The Bloodhound breed has existed many thousands of years. The “blood” aspect of the breed name reportedly comes from the word “blooded”—referring to the hound’s status as a purebred. Bloodhounds have been used for tracking both animals and humans for hundreds of years. In fact, the trailing abilities of the breed are so reliable that evidence found by trained Bloodhounds has been used in court cases. However, even though strong tracking and trailing skills are closely associated with the breed, the Bloodhound’s distinct personality and charm have ultimately made the breed such a popular choice among hunters and families.
Hounds are among the few dog types that have existed since early human history. This particular type of dog flourished because of its incredible desire to track by scent and sight. Though the sighthound moves quickly enough because to keep its prey in sight, scent hounds have the advantage of an acute sense of smell that allows for continuous trailing no matter how quickly the prey may move. In addition, because scent hounds move much slower than sighthounds, they can endure longer trails lasting over days.
The first documentation of the true Bloodhound is found in connection with the French monasteries of the seventh century. Medieval French and Italian nobility, as well as the local bishops, were fond of hunting with hounds. Many of the French monasteries kept kennels of dogs and paid close attention to breeding quality dogs. The most prominent name in connection with these well-bred Bloodhounds is that of the French monk St. Hubert. He remains so connected with the Bloodhound breed that in many parts of the world these dogs are still called the St. Hubert Hound, or Chien de St. Hubert.

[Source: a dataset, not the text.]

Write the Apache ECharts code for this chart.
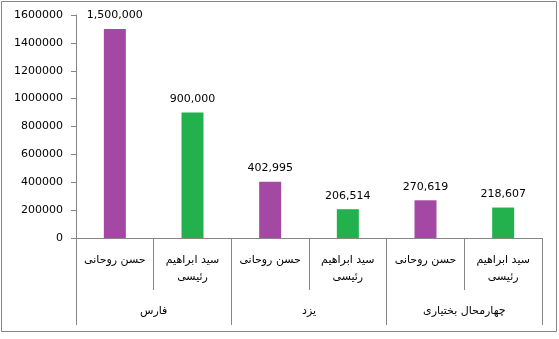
<!DOCTYPE html>
<html>
<head>
<meta charset="utf-8">
<script src="https://cdn.jsdelivr.net/npm/echarts@6/dist/echarts.min.js"></script>
<style>html,body{margin:0;padding:0;background:#fff}#c{width:559px;height:339px}</style>
</head>
<body>
<div id="c"></div>
<script>
var candidates = ['حسن روحانی', 'سید ابراهیم\nرئیسی', 'حسن روحانی', 'سید ابراهیم\nرئیسی', 'حسن روحانی', 'سید ابراهیم\nرئیسی'];
var provinces = ['فارس', 'یزد', 'چهارمحال بختیاری'];
var votes = [1500000, 900000, 402995, 206514, 270619, 218607];
var yTicks = [0, 200000, 400000, 600000, 800000, 1000000, 1200000, 1400000, 1600000];

var barColors = ['#a349a4', '#22b14c', '#a349a4', '#22b14c', '#a349a4', '#22b14c'];
var gray = '#868686';
var font = 'DejaVu Sans';

var chart = echarts.init(document.getElementById('c'), null, {renderer: 'canvas'});
chart.setOption({
  animation: false,
  textStyle: {fontFamily: font},
  grid: {left: 76, right: 17, top: 15, bottom: 101, containLabel: false},
  graphic: [{
    type: 'rect', shape: {x: 1.5, y: 1.5, width: 555, height: 330},
    style: {fill: 'none', stroke: gray, lineWidth: 1}, silent: true
  }],
  yAxis: {
    type: 'value', min: yTicks[0], max: yTicks[yTicks.length - 1], interval: yTicks[1] - yTicks[0],
    axisLine: {show: true, lineStyle: {color: gray}},
    axisTick: {show: true, length: 5, lineStyle: {color: gray}},
    splitLine: {show: false},
    axisLabel: {color: '#000', fontSize: 11, fontFamily: font, margin: 13,
      formatter: function (v) { return String(v); }}
  },
  xAxis: [{
    type: 'category', data: candidates, position: 'bottom',
    axisLine: {show: true, lineStyle: {color: gray}},
    axisTick: {show: true, length: 52, interval: 0, lineStyle: {color: gray}},
    axisLabel: {interval: 0, color: '#000', fontSize: 11, fontFamily: font, lineHeight: 17, margin: 14}
  }, {
    type: 'category', data: provinces, position: 'bottom',
    axisLine: {show: false},
    axisTick: {show: true, length: 87, interval: 0, lineStyle: {color: gray}},
    axisLabel: {interval: 0, color: '#000', fontSize: 11, fontFamily: font, lineHeight: 14, margin: 66}
  }],
  series: [{
    type: 'bar', xAxisIndex: 0, barWidth: 22,
    data: votes.map(function (v, i) { return {value: v, itemStyle: {color: barColors[i]}}; }),
    label: {
      show: true, position: 'top', distance: 8, color: '#000', fontSize: 11, fontFamily: font,
      formatter: function (p) { return p.value.toLocaleString('en-US'); }
    }
  }]
});
</script>
</body>
</html>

Later, Elizabeth I and other English royals kept packs of hounds since the English relished a good hunt. They can be credited with much of the continuation of the breed during the time leading up to the Victorian era when several new breeds were developed using the Bloodhound as part of the breeding stock (including the Beagle and the Foxhound). The English began to realize that these dogs were beyond compare when it came to tracking and trailing men or animal prey.